1. The Committee recommends that the Government of Canada issue a clear, unequivocal and written public statement as to what individual quotas are and what their role will be in the future fishery.

2. The Committee recommends that the Department of Fisheries and Oceans issue a clear, unequivocal and written public statement on what is meant by the terms "legally-binding, long-term, multi-year government/industry partnerships" (or "partnering agreements"), and state whether such agreements are meant to extinguish "the public right to fish" that exists in common law. The Department should indicate the impediments in the existing Fisheries Act that prevent the Minister of Fisheries and Oceans from entering into such fishing agreements with industry groups.

3. The Committee recommends that the issue of privatization and individual quota licensing in Canada's fisheries be debated in the Parliament of Canada.

4. The Committee recommends that no new individual quota or individual transferable quota licences be issued in Canada until written public statements on individual quotas and partnership agreements (recommendations 1 and 2) are issued, and a parliamentary debate (recommendation 3) has taken place.

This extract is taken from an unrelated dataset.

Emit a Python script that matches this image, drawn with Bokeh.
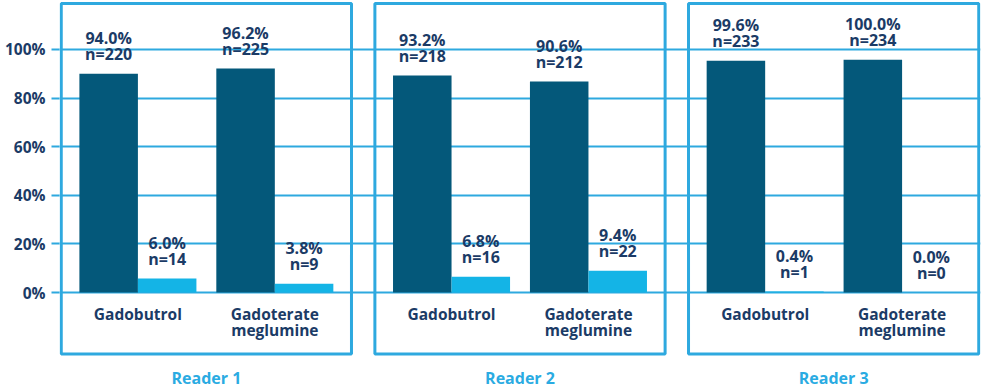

5. The Committee urges the Department of Fisheries and Oceans to more thoroughly consider the long-term social and economic effects of individual quota licences, especially those that are transferable, on Canada's coastal communities, Aboriginal and other, and not extend the individual quota regime until the needs of coastal communities, Aboriginal and other, have been fully assessed.

6. The Committee recommends that the Department of Fisheries and Oceans issue a clear, unequivocal and written public statement on whether it views Canada's commercial fisheries as primarily industrial or rather as the economic basis of a traditional Canadian way of life.

7. The Committee recommends that the Senate refer the Estimates of the Department of Fisheries and Oceans to the Standing Senate Committee on Fisheries for parliamentary scrutiny.

8. The Committee recommends that the Department of Fisheries and Oceans immediately begin to enforce its Atlantic fleet separation policy -- that is, regulations preventing the vertical integration of processors into fish harvesting -- and policies aimed at restricting the ownership of individual quotas to certain maximum limits. The Department should continue to enforce regulations restricting the ownership of fishing licences by foreign interests.

9. The Committee recommends that the Department of Fisheries and Oceans more equitably distribute the resource in order to allow small-scale fishers a better opportunity of participating in the fisheries.

10. The Committee recommends that the Department of Fisheries and Oceans stop using the examples of individual quota management systems in New Zealand and Iceland until the Department has taken full account of the criticisms of individual quotas emanating from those countries.